### TO BE DONE:
Write out the material exactly, with the pictures left out.

### DATA BLOCK:

[START]

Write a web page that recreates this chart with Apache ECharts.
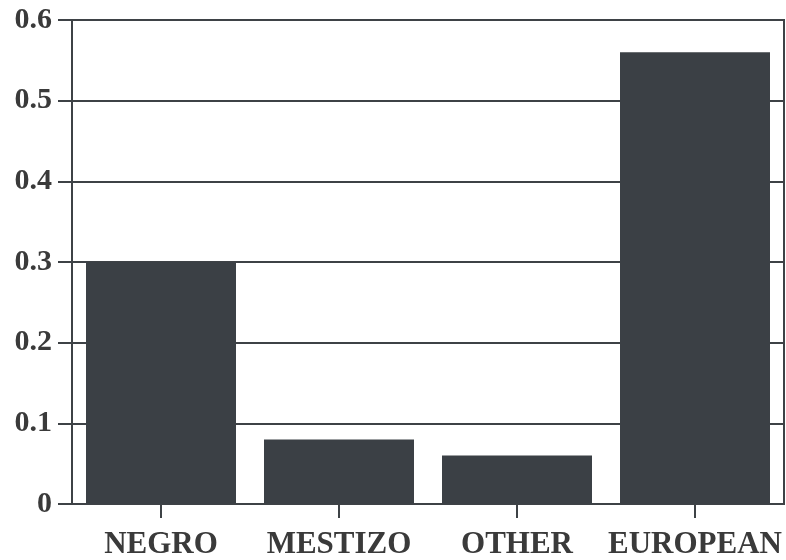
<!DOCTYPE html>
<html>
<head>
<meta charset="utf-8">
<script src="https://cdn.jsdelivr.net/npm/echarts@6/dist/echarts.min.js"></script>
<style>html,body{margin:0;padding:0;background:#fff}#c{width:786px;height:560px}</style>
</head>
<body>
<div id="c"></div>
<script>
const categories = ['NEGRO', 'MESTIZO', 'OTHER', 'EUROPEAN'];
const values = [0.30, 0.08, 0.06, 0.56];
const yTicks = { min: 0, max: 0.6, interval: 0.1 };

const ink = '#3e4246';
const font = '"Liberation Serif", "Times New Roman", serif';
const chart = echarts.init(document.getElementById('c'));
chart.setOption({
  backgroundColor: '#ffffff',
  animation: false,
  grid: { left: 72, right: 2, top: 20, bottom: 55, show: true, borderColor: ink, borderWidth: 2, backgroundColor: 'transparent' },
  xAxis: {
    type: 'category',
    data: categories,
    axisLine: { show: true, lineStyle: { color: ink, width: 2 } },
    axisTick: { show: true, alignWithLabel: true, interval: 0, length: 14, lineStyle: { color: ink, width: 2 } },
    axisLabel: { interval: 0, hideOverlap: false, color: '#3a3a3a', fontFamily: font, fontWeight: 'bold', fontSize: 31, margin: 25 }
  },
  yAxis: {
    type: 'value',
    min: yTicks.min, max: yTicks.max, interval: yTicks.interval,
    axisLine: { show: true, lineStyle: { color: ink, width: 2 } },
    axisTick: { show: true, length: 14, lineStyle: { color: ink, width: 2 } },
    splitLine: { show: true, lineStyle: { color: ink, width: 2 } },
    axisLabel: { color: '#3a3a3a', fontFamily: font, fontWeight: 'bold', fontSize: 30, margin: 20,
      formatter: v => v === 0 ? '0' : v.toFixed(1) }
  },
  series: [{
    type: 'bar',
    data: values,
    barWidth: 150,
    itemStyle: { color: '#3b4045' }
  }]
});
</script>
</body>
</html>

[END]

### TASK OUTPUT:
Write a web page that recreates this chart with Apache ECharts.
<!DOCTYPE html>
<html>
<head>
<meta charset="utf-8">
<script src="https://cdn.jsdelivr.net/npm/echarts@6/dist/echarts.min.js"></script>
<style>html,body{margin:0;padding:0;background:#fff}#c{width:786px;height:560px}</style>
</head>
<body>
<div id="c"></div>
<script>
const categories = ['NEGRO', 'MESTIZO', 'OTHER', 'EUROPEAN'];
const values = [0.30, 0.08, 0.06, 0.56];
const yTicks = { min: 0, max: 0.6, interval: 0.1 };

const ink = '#3e4246';
const font = '"Liberation Serif", "Times New Roman", serif';
const chart = echarts.init(document.getElementById('c'));
chart.setOption({
  backgroundColor: '#ffffff',
  animation: false,
  grid: { left: 72, right: 2, top: 20, bottom: 55, show: true, borderColor: ink, borderWidth: 2, backgroundColor: 'transparent' },
  xAxis: {
    type: 'category',
    data: categories,
    axisLine: { show: true, lineStyle: { color: ink, width: 2 } },
    axisTick: { show: true, alignWithLabel: true, interval: 0, length: 14, lineStyle: { color: ink, width: 2 } },
    axisLabel: { interval: 0, hideOverlap: false, color: '#3a3a3a', fontFamily: font, fontWeight: 'bold', fontSize: 31, margin: 25 }
  },
  yAxis: {
    type: 'value',
    min: yTicks.min, max: yTicks.max, interval: yTicks.interval,
    axisLine: { show: true, lineStyle: { color: ink, width: 2 } },
    axisTick: { show: true, length: 14, lineStyle: { color: ink, width: 2 } },
    splitLine: { show: true, lineStyle: { color: ink, width: 2 } },
    axisLabel: { color: '#3a3a3a', fontFamily: font, fontWeight: 'bold', fontSize: 30, margin: 20,
      formatter: v => v === 0 ? '0' : v.toFixed(1) }
  },
  series: [{
    type: 'bar',
    data: values,
    barWidth: 150,
    itemStyle: { color: '#3b4045' }
  }]
});
</script>
</body>
</html>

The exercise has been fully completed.